By Boyle's Law, we know that for a given mass of a gas, pressure is inversely proportional to volume at constant temperature.

\[P ∝ {1 \over V}\]

By Charle's Law, we know that for a given mass of a gas, volume occupied by the gas is directly proportional to temperature at constant pressure.

\[V ∝ T\]

By Gay Lussac's Law, we know that for a given mass of a gas, pressure is directly proportional to temperature at constant volume.

\[P ∝ T\]

By Avogadro's Law, we know that volume occupied by a gas is directly proportional to its moles at constant temperature and pressure.

\[V ∝ n\]

Combining all above four equations, we obtain the ideal gas equation:

\[PV ∝ nT\]

\[PV = nRT\]

Here, R = Universal Gas Constant

Values of R in different units

\[R = 0.0821\ atm\ L\ mol^{-1}\]

\[R = 8.314\ J\ mol^{-1}\ K^{-1}\]

\[R = 1.98 ≈ 2\ calorie\ mol^{-1}\ K^{-1}\]

Note that \(1\ calorie = 4.184\ J\)

Questions#

An ideal gas at 300 K is kept in an open container of volume 5 L. When temperature is raised to 500 K keeping pressure constant, calculate the percentage of moles of gas molecules escaped.

\[PV = nRT\]

Here, PV = constant because P and V both are constants.

\[Constant = nRT\]

\[n ∝ {1 \over T}\]

Let initial and final moles be n_i and n_f respectively and let initial and final temperatures be T_i and T_f.

\[ {n_i \over n_f} = {T_f \over T_i} \]

\[ {n_i \over n_f} = {500 \over 300} \]

\[ {n_i \over n_f} = {5 \over 3} \]

\[ {n_f \over n_i} = {3 \over 5} \]

Percentage of moles of gas escaped:

\[Percentage\ of\ moles\ of\ gas\ escaped = {n_i - n_f \over n_i} \times 100\]

\[Percentage\ of\ moles\ of\ gas\ escaped = {1 - {n_f \over n_i}} \times 100\]

\[Percentage\ of\ moles\ of\ gas\ escaped = {1 - {3 \over 5}} \times 100 = 40\]

A water bubble on the surface has volume = 4V. When it reaches at a depth of 'h', its volume becomes V. If 10 m water = 1 atm, calculate the value of 'h'.
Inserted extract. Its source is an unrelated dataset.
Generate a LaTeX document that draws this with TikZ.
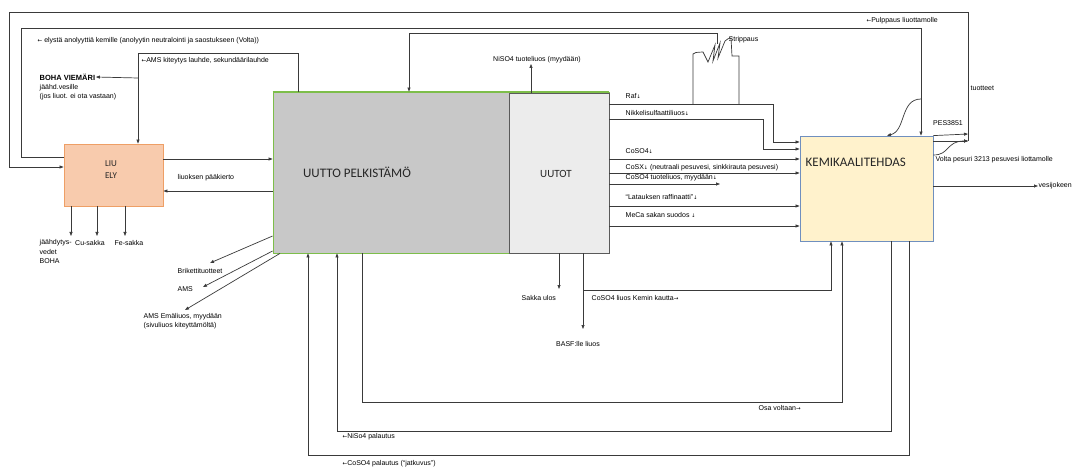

Let initial pressure be \(P_1\), final pressure be \(P_2\), initial volume be \(V_1\) and final volume be \(V_2\).

\[ {P_1 \over P_2} = {V_2 \over V_1}\]

\[ {1\ atm + h \over 1\ atm} = {4V \over V}\]

\[ {10 + h \over 10} = 4\]

\[ h = 30\ m\]

Find the common pressure when the stop cork is removed. The scenario is shown below:

Let the common pressure attained when the stop cork is removed be P.

\[Initial\ moles = Final\ moles\]

\[ {P_A V \over RT} + {P_B V \over RT} = {P(V + V) \over RT} \]

\[ P_A + P_B = 2P \]

\[ 3 + 6 = 2P \]

\[ P = 4.5\ atm \]